Journal of Jilin University Science Edition ›› 2025, Vol. 63 ›› Issue (4): 1137-1142.

Previous Articles     Next Articles

Missing Data Filling Method in Time Series Based on Generalized Center Clustering

YU Yanpeng, HUI Xianghui   

  1. College of Information and Management Science (College of Software), Henan Agricultural University, Zhengzhou 450046, China
  • Received:2024-06-04 Online:2025-07-26 Published:2025-07-26

Abstract: Aiming at the problem that the filling of missing values in time series usually relied on the predictions of existing data, and  the complexity and uncertainty of time series often led to errors in the prediction results. In order to ensure the effectiveness of data filling, we proposed a time series missing data filling method based on generalized center clustering. Firstly, we calculated the distance between objects and classes, as well as between classes, quantified the relative positional relationship between data points and cluster centers, and obtained the spatial relationship between data. Secondly, we used information bottleneck algorithms to cluster the generalization centers in space, dividing time series datasets containing missing data into the same class. Finally, we calculated the cluster radius, divided the outlier data generated by the generalized center clustering into usable and weakly usable randomly damaged data, set a fluctuation threshold, and compared the randomly damaged data within the fluctuation threshold with a string of the unified attribute values in the cluster, achieving the  missing data filling in the time series.

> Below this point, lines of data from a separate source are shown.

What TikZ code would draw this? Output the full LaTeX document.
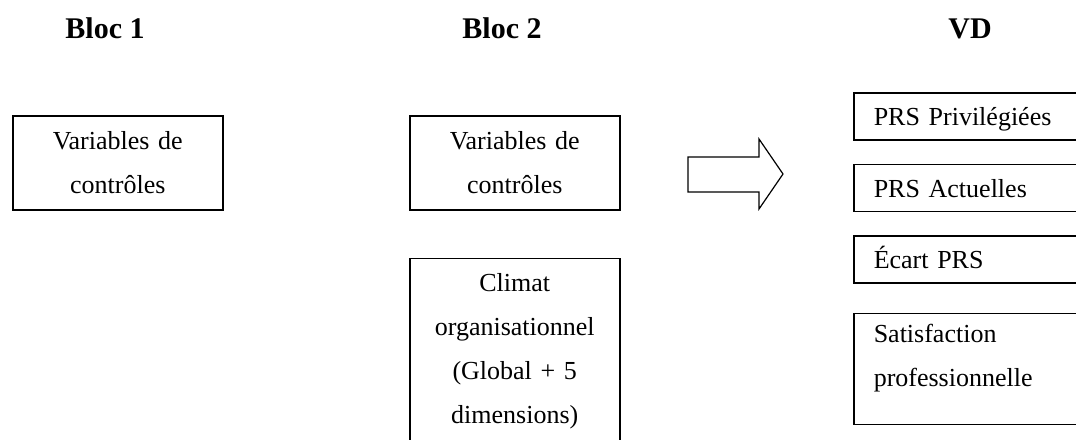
\documentclass[tikz,border=0pt]{standalone}
\usepackage{fontspec}
\setmainfont{Liberation Serif}
\usepackage{tikz}
\usetikzlibrary{positioning}

\begin{document}
\begin{tikzpicture}[
    x=1pt, y=1pt,
    every node/.style={font=\fontsize{26}{44}\selectfont},
    titre/.style={anchor=base, font=\fontsize{30}{36}\selectfont\bfseries},
    boxCtl/.style={rectangle, draw=black, line width=1.5pt, text width=190pt, inner xsep=10pt, align=center, minimum height=94pt, anchor=north west},
    boxVD/.style={rectangle, draw=black, line width=1.5pt, text width=200pt, inner xsep=20pt, align=left, minimum height=47pt, anchor=north west, text height=22pt, text depth=3pt},
    fleche/.style={draw=black, line width=1.2pt, line join=miter}
]
% ============== Cadre ==============
\useasboundingbox (0,0) rectangle (1076,-439);
\clip (0,0) rectangle (1076,-439);

% ============== Titres ==============
\node[titre] (t1) at (105,-38) {Bloc 1};
\node[titre] (t2) at (502,-38) {Bloc 2};
\node[titre] (tvd) at (970,-38) {VD};

% ============== Bloc 1 ==============
\node[boxCtl] (ctl1) at (12,-115) {Variables de\\contr\^oles};

% ============== Bloc 2 ==============
\node[boxCtl] (ctl2) at (409,-115) {Variables de\\contr\^oles};
\node[boxCtl, below=47pt of ctl2, minimum height=200pt, text height=18pt, text depth=152pt] (climat) {Climat\\organisationnel\\(Global + 5\\dimensions)};

% ============== Fleche ==============
\draw[fleche] (688,-157) -- (759,-157) -- (759,-139) -- (783,-174) -- (759,-209) -- (759,-192) -- (688,-192) -- cycle;

% ============== VD (Droite) ==============
\node[boxVD] (prsP) at (853,-92) {PRS Privil\'egi\'ees};
\node[boxVD, below=23pt of prsP] (prsA) {PRS Actuelles};
\node[boxVD, below=23pt of prsA] (ecart) {\'Ecart PRS};
\node[boxVD, below=29pt of ecart, minimum height=111pt, text height=18pt, text depth=71pt] (satis) {Satisfaction\\professionnelle};
\end{tikzpicture}
\end{document}
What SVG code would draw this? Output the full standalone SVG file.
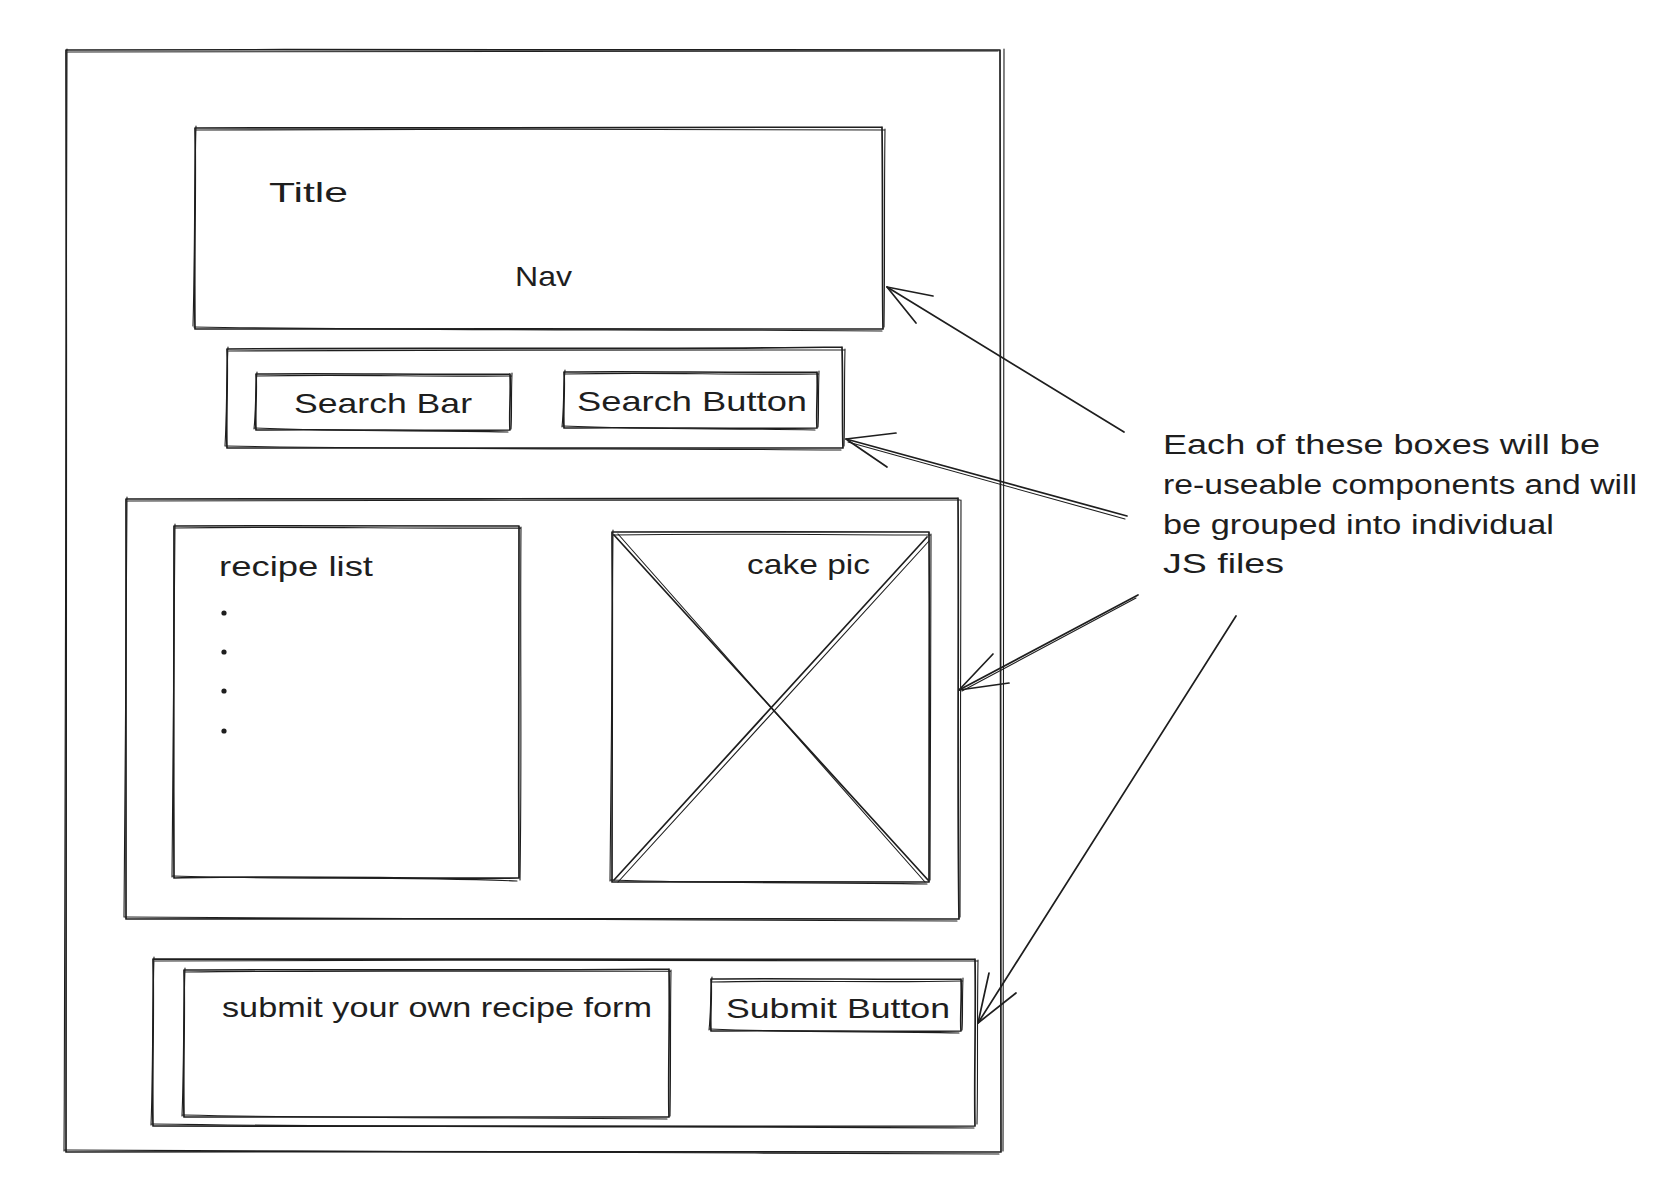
<svg xmlns="http://www.w3.org/2000/svg" width="1674" height="1190" viewBox="0 0 1674 1190">
  <style>
    .sk { fill: none; stroke: #1e1e1e; stroke-width: 1.7; stroke-linecap: round; stroke-linejoin: round; }
    .sk2 { fill: none; stroke: #1e1e1e; stroke-width: 1.1; stroke-linecap: round; stroke-linejoin: round; }
    .lbl { font-family: "Liberation Sans", "DejaVu Sans", sans-serif; font-size: 28px; fill: #1e1e1e; }
    .note { font-family: "Liberation Sans", "DejaVu Sans", sans-serif; font-size: 27px; fill: #1e1e1e; }
    .dot { fill: #1e1e1e; }
  </style>
  <rect width="1674" height="1190" fill="#ffffff"/>

  <!-- page frame -->
  <g id="page">
    <path class="sk" d="M66 50 C380 49 700 51 1000 50 M1000 50 C1001 420 999 800 1001 1152 M1001 1152 C700 1153 380 1151 66 1152 M66 1152 C65 800 67 420 66 50"/>
    <path class="sk2" d="M68 52 C390 50 690 52 998 51 M1004 49 C1002 430 1004 790 1003 1151 M999 1154 C690 1152 390 1154 65 1150 M64 1151 C66 790 65 430 67 49"/>
  </g>

  <!-- header: title + nav -->
  <g id="header">
    <path class="sk" d="M195 128 C420 127 660 129 882 127 M882 127 C883 200 882 270 883 329 M883 329 C660 330 420 328 195 329 M195 329 C194 260 196 190 195 128"/>
    <path class="sk2" d="M196 130 C430 128 650 130 884 130 M885 129 C884 210 885 260 884 327 M882 331 C650 329 430 331 194 327 M193 326 C195 250 194 200 196 126"/>
    <text class="lbl" x="269" y="202" textLength="79" lengthAdjust="spacingAndGlyphs">Title</text>
    <text class="lbl" x="515" y="286" textLength="57" lengthAdjust="spacingAndGlyphs">Nav</text>
  </g>

  <!-- search row -->
  <g id="search-row">
    <path class="sk" d="M227 349 C430 347 640 350 842 347 M842 347 C843 380 842 420 843 448 M843 448 C640 449 430 447 227 448 M227 448 C226 420 228 380 227 349"/>
    <path class="sk2" d="M229 351 C440 349 630 351 844 350 M845 349 C844 390 845 415 844 446 M841 450 C630 448 440 450 226 446 M225 446 C227 410 226 390 228 347"/>
  </g>
  <g id="search-bar">
    <path class="sk" d="M256 374 C340 373 430 375 510 374 M510 374 C511 395 509 412 510 430 M510 430 C430 431 340 429 256 430 M256 430 C255 412 257 395 256 374"/>
    <path class="sk2" d="M257 376 C350 374 420 377 511 376 M512 373 C511 400 512 415 511 429 M508 432 C420 430 350 432 255 428 M254 429 C256 410 255 395 257 372"/>
    <text class="lbl" x="294" y="413" textLength="178" lengthAdjust="spacingAndGlyphs">Search Bar</text>
  </g>
  <g id="search-button">
    <path class="sk" d="M564 372 C650 371 730 373 817 372 M817 372 C818 392 816 410 817 428 M817 428 C730 429 650 427 564 428 M564 428 C563 410 565 392 564 372"/>
    <path class="sk2" d="M565 374 C660 372 720 375 818 374 M819 371 C818 398 819 413 818 427 M815 430 C720 428 660 430 563 426 M562 427 C564 408 563 392 565 370"/>
    <text class="lbl" x="577" y="411" textLength="230" lengthAdjust="spacingAndGlyphs">Search Button</text>
  </g>

  <!-- content: recipe list + picture -->
  <g id="content">
    <path class="sk" d="M126 499 C400 498 690 500 958 498 M958 498 C959 640 957 780 959 919 M959 919 C690 920 400 918 126 919 M126 919 C125 780 127 640 126 499"/>
    <path class="sk2" d="M128 501 C410 499 680 501 960 500 M961 500 C960 650 961 770 960 917 M957 921 C680 919 410 921 125 917 M124 917 C126 770 125 650 127 497"/>
  </g>
  <g id="recipe-list">
    <path class="sk" d="M174 526 C290 525 410 527 519 526 M519 526 C520 640 518 760 519 878 M519 878 C410 879 290 875 174 878 M174 878 C173 760 175 640 174 526"/>
    <path class="sk2" d="M175 528 C300 526 400 529 521 528 M521 527 C520 650 522 750 520 880 M517 881 C400 876 300 880 173 876 M172 877 C174 750 173 650 175 524"/>
    <text class="lbl" x="219" y="576" textLength="154" lengthAdjust="spacingAndGlyphs">recipe list</text>
    <circle class="dot" cx="224" cy="613" r="2.6"/>
    <circle class="dot" cx="224" cy="652" r="2.6"/>
    <circle class="dot" cx="224" cy="691" r="2.6"/>
    <circle class="dot" cx="224" cy="731" r="2.6"/>
  </g>
  <g id="cake-pic">
    <path class="sk" d="M612 532 C720 531 820 533 929 532 M929 532 C930 650 928 770 929 882 M929 882 C820 883 720 881 612 882 M612 882 C611 770 613 650 612 532"/>
    <path class="sk2" d="M613 535 C730 533 810 535 930 535 M931 534 C930 660 931 760 930 880 M927 884 C810 882 730 884 611 880 M610 881 C612 760 611 660 613 530"/>
    <path class="sk" d="M614 535 L928 880"/>
    <path class="sk2" d="M618 534 L925 882"/>
    <path class="sk" d="M927 537 L614 880"/>
    <path class="sk2" d="M929 541 L618 882"/>
    <text class="lbl" x="747" y="574" textLength="123" lengthAdjust="spacingAndGlyphs">cake pic</text>
  </g>

  <!-- submit row -->
  <g id="submit-row">
    <path class="sk" d="M153 959 C420 958 700 960 975 959 M975 959 C976 1020 974 1080 975 1126 M975 1126 C700 1127 420 1125 153 1126 M153 1126 C152 1080 154 1020 153 959"/>
    <path class="sk2" d="M155 961 C430 959 690 961 977 961 M978 960 C977 1030 978 1075 977 1124 M974 1128 C690 1126 430 1128 152 1124 M151 1125 C153 1075 152 1030 154 957"/>
  </g>
  <g id="recipe-form">
    <path class="sk" d="M184 970 C350 969 510 971 669 969 M669 969 C670 1020 668 1070 669 1117 M669 1117 C510 1118 350 1116 184 1117 M184 1117 C183 1070 185 1020 184 970"/>
    <path class="sk2" d="M185 972 C360 970 500 972 671 971 M671 970 C670 1030 671 1065 670 1116 M667 1119 C500 1117 360 1119 183 1115 M182 1116 C184 1065 183 1030 185 968"/>
    <text class="lbl" x="222" y="1017" textLength="430" lengthAdjust="spacingAndGlyphs">submit your own recipe form</text>
  </g>
  <g id="submit-button">
    <path class="sk" d="M711 979 C800 978 880 980 961 979 M961 979 C962 1000 960 1015 961 1031 M961 1031 C880 1032 800 1030 711 1031 M711 1031 C710 1015 712 1000 711 979"/>
    <path class="sk2" d="M712 982 C810 980 870 983 962 981 M963 978 C962 1002 963 1018 962 1030 M959 1033 C870 1031 810 1033 710 1029 M709 1030 C711 1013 710 1000 712 977"/>
    <text class="lbl" x="726" y="1018" textLength="224" lengthAdjust="spacingAndGlyphs">Submit Button</text>
  </g>

  <!-- annotation -->
  <g id="note">
    <text class="note" x="1163" y="454" textLength="437" lengthAdjust="spacingAndGlyphs">Each of these boxes will be</text>
    <text class="note" x="1163" y="494" textLength="474" lengthAdjust="spacingAndGlyphs">re-useable components and will</text>
    <text class="note" x="1163" y="534" textLength="391" lengthAdjust="spacingAndGlyphs">be grouped into individual</text>
    <text class="note" x="1163" y="573" textLength="121" lengthAdjust="spacingAndGlyphs">JS files</text>
  </g>

  <!-- connectors from the note to each component -->
  <g id="connectors">
    <path class="sk" d="M1124 432 L887 287"/>
    <path class="sk" d="M887 287 L933 296 M887 287 L916 323"/>

    <path class="sk" d="M1127 516 L846 439"/>
    <path class="sk2" d="M1125 519 L848 442"/>
    <path class="sk" d="M846 439 L896 433 M846 439 L887 467"/>

    <path class="sk" d="M1138 595 L959 690"/>
    <path class="sk2" d="M1136 598 L962 691"/>
    <path class="sk" d="M959 690 L993 654 M959 690 L1009 683"/>

    <path class="sk" d="M1236 616 L978 1023"/>
    <path class="sk" d="M978 1023 L989 973 M978 1023 L1016 993"/>
  </g>
</svg>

The experimental results show that this method has high standardized mutual information and hit rate in the clustering process,  and  can ensure a data replenishment rate of over 80% when filling in missing data, indicating that this method can effectively improve the integrity of time series data.

Key words: generalized center clustering, time series, missing data filling, information bottleneck, randomly damaged data, replenishment rate

CLC Number: 

  • TP391